Scent Sation recommends to the client three fragrances, two of which are a match and one that is like a surprise, but the perfumes’ names are not revealed. Clients are also given a “likeability curve,” according to their emotional responses, and they can join an online community of people with similar results.
In Dubai, two out of three recommended YSL fragrances have been purchased, leading to 20 percent higher sell-out rate than before. The conversion rate was 62 percent.
Scent Sation should be in 10 sales points this year. Its rollout is to begin in March in Europe — the U.K., Germany, Spain and Switzerland; Hainan, China, and the Middle East, including Qatar and Saudi Arabia.
L’Oréal also plans to use data culled from Scent Sation to help inform product and service development, and gain a deeper understanding of consumer preferences in all regions. Creating personalized fragrances using the learnings could be the next frontier.
Neuroscents could change perfumery’s trajectory in myriad ways.
“If in these studies they can really prove that without a storyline or regardless of where a person came from [a] note was able to increase their attention or efficiency or happiness — or whatever — absolutely, it’s the future of fragrance,” said Möller.
“If this is real, drug companies are going to pay for it not to be real,” he continued, with a laugh. “If you’re telling me that I can wear a perfume that’s $300 or $200 and I can focus, be more efficient, and I don’t have to spend thousands of dollars on Adderall or Ritalin or whatever … it would be huge.”

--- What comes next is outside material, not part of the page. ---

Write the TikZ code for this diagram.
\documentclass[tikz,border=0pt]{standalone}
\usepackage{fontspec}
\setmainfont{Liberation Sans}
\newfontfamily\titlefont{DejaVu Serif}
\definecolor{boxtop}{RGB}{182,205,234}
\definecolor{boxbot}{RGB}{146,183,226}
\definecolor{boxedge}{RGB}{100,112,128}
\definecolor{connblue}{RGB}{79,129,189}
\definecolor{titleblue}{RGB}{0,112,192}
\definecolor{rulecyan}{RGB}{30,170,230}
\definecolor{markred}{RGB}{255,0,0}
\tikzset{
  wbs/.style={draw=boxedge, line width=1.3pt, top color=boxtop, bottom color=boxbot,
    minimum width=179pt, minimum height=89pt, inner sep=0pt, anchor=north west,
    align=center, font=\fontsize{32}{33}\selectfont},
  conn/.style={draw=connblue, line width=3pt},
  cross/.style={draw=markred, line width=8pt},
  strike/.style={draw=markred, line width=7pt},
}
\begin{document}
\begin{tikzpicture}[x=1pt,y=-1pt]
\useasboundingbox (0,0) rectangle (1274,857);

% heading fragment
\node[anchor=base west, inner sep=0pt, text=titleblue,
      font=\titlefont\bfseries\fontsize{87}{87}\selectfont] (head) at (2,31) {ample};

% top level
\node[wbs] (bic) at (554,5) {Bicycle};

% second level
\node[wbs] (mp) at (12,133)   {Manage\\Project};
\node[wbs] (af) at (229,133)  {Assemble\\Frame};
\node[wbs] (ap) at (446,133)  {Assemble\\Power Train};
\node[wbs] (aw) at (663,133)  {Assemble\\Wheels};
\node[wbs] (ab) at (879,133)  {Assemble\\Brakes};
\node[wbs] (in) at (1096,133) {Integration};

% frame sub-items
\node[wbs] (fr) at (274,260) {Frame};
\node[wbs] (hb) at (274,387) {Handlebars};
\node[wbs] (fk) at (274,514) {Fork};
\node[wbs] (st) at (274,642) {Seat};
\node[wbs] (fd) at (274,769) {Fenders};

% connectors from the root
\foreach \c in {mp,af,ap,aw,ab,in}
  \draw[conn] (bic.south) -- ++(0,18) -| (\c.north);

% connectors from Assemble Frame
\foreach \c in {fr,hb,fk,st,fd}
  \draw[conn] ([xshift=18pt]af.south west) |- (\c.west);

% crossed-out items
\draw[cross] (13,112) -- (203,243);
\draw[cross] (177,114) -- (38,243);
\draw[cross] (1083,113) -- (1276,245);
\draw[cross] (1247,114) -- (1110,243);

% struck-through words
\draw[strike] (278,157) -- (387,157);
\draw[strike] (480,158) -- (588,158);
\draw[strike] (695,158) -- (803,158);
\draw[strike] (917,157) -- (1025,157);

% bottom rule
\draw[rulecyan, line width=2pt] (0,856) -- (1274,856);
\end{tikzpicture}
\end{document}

Many perfume-makers are already fully convinced of neuroscents’ strength and staying power.
“It’s all about the higher process — what goes on in the brain,” continued Ellwood. “We’re at a very rudimentary stage, as much as it looks extremely scientific. We know very little about it, it’s broad brushstrokes we’re working with at the moment. But who knows where we’re going to be in 100 years’ time?”
“We’re just scratching the surface here,” said Glendenning. “The sky’s the limit.”